Document Type : Research Paper

Authors

1 سمنان بلوار 17 شهریور خیابان هجرت اصلی پلاک 55 طبقه اول

2 PhD student in finance-financial engineering, Faculty of Economics, Management and Administrative Sciences, Semnan University, Semnan, Iran

3 Associate Professor, Department of Accounting, Faculty of Economics, Management and Administrative Sciences, Semnan University, Semnan, Iran

10.22034/ecoj.2025.67512.3435

Abstract

Economic uncertainty, is recognized as one of the key potential determinants that can undermine the efficiency of financial systems. In developing economies such as Iran, characterized by fragile institutional structures and heightened sensitivity to policy shocks, this phenomenon may significantly affect financial system performance by destabilizing macroeconomic indicators and reducing market participants’ confidence.

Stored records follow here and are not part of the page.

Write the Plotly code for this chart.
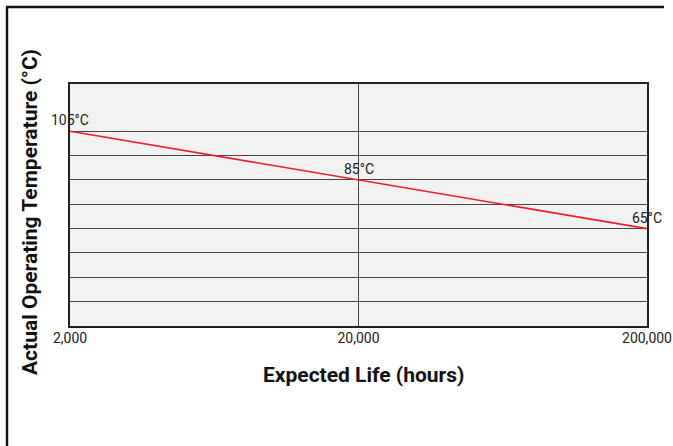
import math
import plotly.graph_objects as go

life_hours = [2000, 20000, 200000]
temps_c = [105, 85, 65]
point_labels = ["105°C", "85°C", "65°C"]
x_tick_vals = [2000, 20000, 200000]
x_tick_text = ["2,000", "20,000", "200,000"]
y_grid_vals = [25, 35, 45, 55, 65, 75, 85, 95, 105]

W, H = 673, 446
ML, MR, MT, MB = 70, 26, 84, 120
pw = W - ML - MR
ph = H - MT - MB

def px_x(p):
    return (p - ML) / pw

def px_y(p):
    return (H - MB - p) / ph

BOLD = "Roboto, sans-serif"
REG = "Roboto, sans-serif"

fig = go.Figure()
fig.add_trace(go.Scatter(
    x=life_hours, y=temps_c, mode="lines",
    line=dict(color="#ee1d23", width=1.6),
    hoverinfo="skip", showlegend=False,
))

annotations = []
for xv, yv, t in zip(life_hours, temps_c, point_labels):
    annotations.append(dict(x=math.log10(xv), y=yv, xref="x", yref="y", text=t,
                            showarrow=False, yshift=11,
                            font=dict(family=REG, size=14, color="#222")))
annotations.append(dict(x=px_x(363), y=px_y(374.5), xref="paper", yref="paper",
                        text="<b>Expected Life (hours)</b>", showarrow=False,
                        xanchor="center", yanchor="middle",
                        font=dict(family=BOLD, size=21, color="#111")))
annotations.append(dict(x=px_x(30), y=px_y(212), xref="paper", yref="paper",
                        text="<b>Actual Operating Temperature (°C)</b>", showarrow=False,
                        textangle=-90, xanchor="center", yanchor="middle",
                        font=dict(family=BOLD, size=21, color="#111")))

shapes = [
    dict(type="line", xref="paper", yref="paper", x0=px_x(7), x1=px_x(7),
         y0=px_y(7), y1=px_y(450), line=dict(color="#111", width=2.4)),
    dict(type="line", xref="paper", yref="paper", x0=px_x(6), x1=px_x(664),
         y0=px_y(7), y1=px_y(7), line=dict(color="#111", width=2.4)),
]

fig.update_layout(
    width=W, height=H,
    margin=dict(l=ML, r=MR, t=MT, b=MB, pad=0, autoexpand=False),
    paper_bgcolor="white", plot_bgcolor="#f2f2f2",
    annotations=annotations, shapes=shapes,
    xaxis=dict(type="log", range=[math.log10(2000), math.log10(200000)],
               tickvals=x_tick_vals, ticktext=x_tick_text, automargin=False,
               showgrid=True, gridcolor="#444", gridwidth=1,
               showline=True, linecolor="#222", linewidth=1.6, mirror=True,
               ticks="", ticklen=0, zeroline=False, ticklabelstandoff=-2,
               tickfont=dict(family=REG, size=14, color="#222")),
    yaxis=dict(range=[25, 124.4], tickvals=y_grid_vals, showticklabels=False,
               automargin=False,
               showgrid=True, gridcolor="#444", gridwidth=1,
               showline=True, linecolor="#222", linewidth=1.6, mirror=True,
               ticks="", zeroline=False),
)
fig.write_html("out.html", config={"displayModeBar": False},
               post_script="document.body.style.margin='0';document.body.style.padding='0';document.body.style.overflow='hidden';")
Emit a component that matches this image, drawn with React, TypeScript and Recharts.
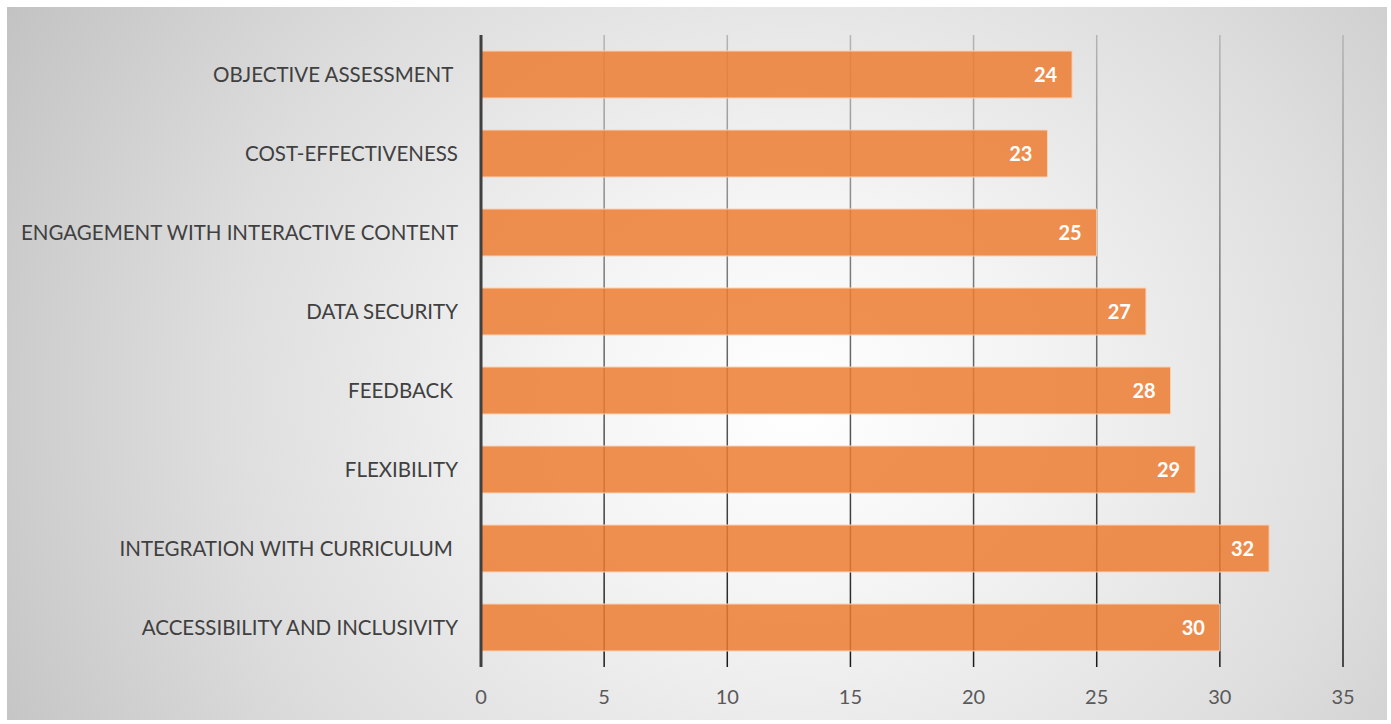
import { BarChart, Bar, XAxis, YAxis, CartesianGrid, LabelList } from "recharts";

const categories = [
  "OBJECTIVE ASSESSMENT ",
  "COST-EFFECTIVENESS",
  "ENGAGEMENT WITH INTERACTIVE CONTENT",
  "DATA SECURITY",
  "FEEDBACK ",
  "FLEXIBILITY",
  "INTEGRATION WITH CURRICULUM ",
  "ACCESSIBILITY AND INCLUSIVITY",
];
const values = [24, 23, 25, 27, 28, 29, 32, 30];
const xTicks = [0, 5, 10, 15, 20, 25, 30, 35];

const data = categories.map((name, i) => ({ name, value: values[i] }));

const FONT = "Lato, 'Open Sans', sans-serif";

function CategoryTick(props: any) {
  const { x, y, payload } = props;
  return (
    <text
      x={x}
      y={y}
      dy="0.35em"
      textAnchor="end"
      fontSize={20.5}
      fill="#404040"
      fontFamily={FONT}
      style={{ whiteSpace: "pre" }}
    >
      {payload.value}
    </text>
  );
}

export default function App() {
  return (
    <div
      style={{
        position: "fixed",
        left: 0,
        top: 0,
        width: 1391,
        height: 724,
        background: "#ffffff",
      }}
    >
      <div
        style={{
          position: "absolute",
          left: 7,
          top: 7,
          width: 1380,
          height: 713,
          background:
            "radial-gradient(ellipse 68% 115% at 57% 55%, #ffffff 0%, #f4f4f4 25%, #dddddd 62%, #c0c0c0 100%)",
        }}
      />
      <div style={{ position: "absolute", left: 0, top: 0 }}>
        <BarChart
          width={1391}
          height={724}
          data={data}
          layout="vertical"
          margin={{ top: 35, right: 48, bottom: 0, left: 0 }}
        >
          <defs>
            <linearGradient id="gridGrad" gradientUnits="userSpaceOnUse" x1="0" y1="35" x2="0" y2="667">
              <stop offset="0%" stopColor="#b4b4b4" />
              <stop offset="100%" stopColor="#1a1a1a" />
            </linearGradient>
          </defs>
          <CartesianGrid horizontal={false} stroke="url(#gridGrad)" strokeWidth={1.5} />
          <XAxis
            type="number"
            domain={[0, 35]}
            ticks={xTicks}
            axisLine={false}
            tickLine={false}
            tickSize={0}
            tickMargin={23}
            height={57}
            tick={{ fontSize: 20, fill: "#595959", fontFamily: FONT }}
          />
          <YAxis
            type="category"
            dataKey="name"
            width={481}
            tickLine={false}
            tickSize={0}
            tickMargin={23}
            axisLine={{ stroke: "#404040", strokeWidth: 3 }}
            tick={<CategoryTick />}
            interval={0}
          />
          <Bar
            dataKey="value"
            fill="#ED7D31"
            fillOpacity={0.85}
            stroke="#f8d2b6"
            strokeWidth={1}
            barSize={47}
            isAnimationActive={false}
          >
            <LabelList
              dataKey="value"
              position="insideRight"
              offset={15}
              fill="#ffffff"
              fontSize={20}
              fontWeight="bold"
              fontFamily={FONT}
            />
          </Bar>
        </BarChart>
      </div>
    </div>
  );
}
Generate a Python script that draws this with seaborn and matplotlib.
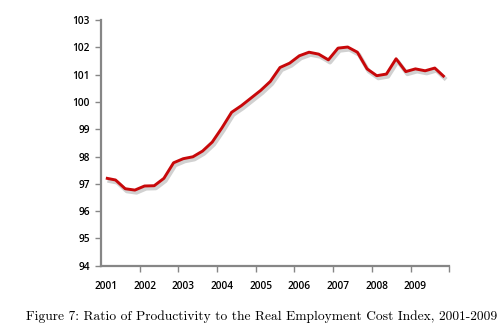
import matplotlib
matplotlib.use("Agg")
import matplotlib.pyplot as plt
import matplotlib.patheffects as pe
import numpy as np
import pandas as pd
import seaborn as sns

# Quarterly ratio of productivity to the real employment cost index
years = [2001, 2002, 2003, 2004, 2005, 2006, 2007, 2008, 2009]
quarters = ["Q1", "Q2", "Q3", "Q4"]
ratio = [
    97.21, 97.14, 96.82, 96.77,   # 2001
    96.92, 96.93, 97.20, 97.77,   # 2002
    97.92, 97.99, 98.20, 98.53,   # 2003
    99.05, 99.62, 99.86, 100.14,  # 2004
    100.42, 100.75, 101.26, 101.42,  # 2005
    101.69, 101.82, 101.75, 101.54,  # 2006
    101.97, 102.01, 101.82, 101.21,  # 2007
    100.96, 101.02, 101.58, 101.11,  # 2008
    101.21, 101.14, 101.24, 100.91,  # 2009
]
y_ticks = [94, 95, 96, 97, 98, 99, 100, 101, 102, 103]

periods = [f"{y} {q}" for y in years for q in quarters]
df = pd.DataFrame({"period": periods, "ratio": ratio})
df["idx"] = np.arange(len(df))

sns.set_theme(style="white")
plt.rcParams["font.family"] = ["Open Sans", "DejaVu Sans"]

fig = plt.figure(figsize=(5.01, 3.30), dpi=100)
ax = fig.add_axes([0.2016, 0.1948, 0.6952, 0.7446])

sns.lineplot(data=df, x="idx", y="ratio", ax=ax, color="#C8080A",
             linewidth=2.1, solid_joinstyle="round", solid_capstyle="butt")
ax.lines[0].set_path_effects([
    pe.SimpleLineShadow(offset=(1.2, -1.8), shadow_color="#9a9a9a", alpha=0.45, linewidth=3.0),
    pe.Normal(),
])

ax.set_xlim(-0.5, len(df) - 0.5)
ax.set_ylim(94, 103)
ax.set_xlabel("")
ax.set_ylabel("")

# Year labels sit on each year's first quarter; tick marks separate years
ax.set_xticks(np.arange(0, len(df), 4))
ax.set_xticklabels([str(y) for y in years])
ax.set_xticks(np.arange(3.5, len(df), 4), minor=True)
ax.tick_params(axis="x", which="major", length=0, pad=11, labelsize=7.3,
               labelcolor="black")
ax.tick_params(axis="x", which="minor", length=4, width=1.0, color="#868686",
               direction="out", bottom=True)

ax.set_yticks(y_ticks)
ax.set_yticklabels([str(v) for v in y_ticks])
ax.tick_params(axis="y", which="major", length=4, width=1.0, color="#868686",
               direction="out", left=True, pad=4, labelsize=7.3, labelcolor="black")
for lbl in ax.get_xticklabels() + ax.get_yticklabels():
    lbl.set_fontweight("semibold")

for side in ["top", "right"]:
    ax.spines[side].set_visible(False)
for side in ["left", "bottom"]:
    ax.spines[side].set_color("#868686")
    ax.spines[side].set_linewidth(1.6)

fig.text(0.523, 0.040,
         "Figure 7: Ratio of Productivity to the Real Employment Cost Index, 2001-2009",
         ha="center", va="center", fontsize=9.7, family="cmr10", color="black")

fig.savefig("out.png", dpi=100)
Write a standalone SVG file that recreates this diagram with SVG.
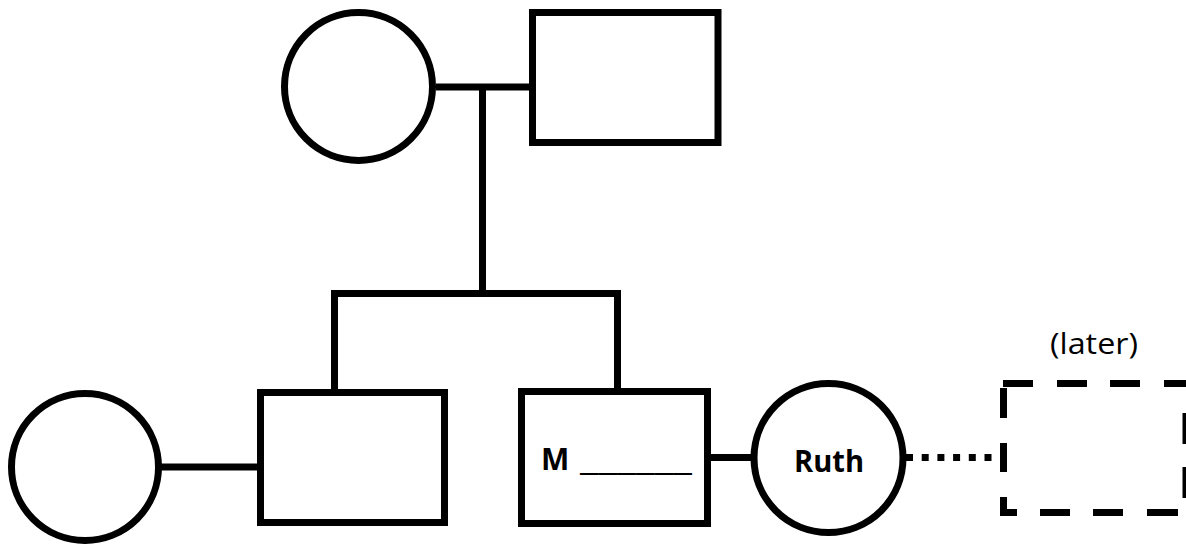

Since the financial system’s response to positive and negative shocks of economic uncertainty is not necessarily symmetric, examining its asymmetric effects is of particular importance, as such an approach provides deeper insights into the transmission mechanisms of uncertainty and its consequences. Accordingly, this study employs quarterly data for the period 1997–2023 to analyze the asymmetric effects of economic uncertainty on the efficiency of Iran’s financial system. The novelty of this research lies in the application of a nonlinear and asymmetric framework based on the Nonlinear Autoregressive Distributed Lag (NARDL) model, which enables the distinction and comparison between the effects of positive and negative shocks. In the first stage, an economic uncertainty index is constructed using macroeconomic variables through a combination of the GARCH model and Principal Component Analysis (PCA). Subsequently, statistical properties of the data are examined, confirming the suitability of the NARDL approach. The findings reveal that, in both the short and long run, negative shocks of economic uncertainty improve the efficiency of the financial system, whereas positive shocks weaken it. Moreover, variables such as foreign direct investment, education level, and trade volume exert positive and significant effects on the efficiency of the financial system.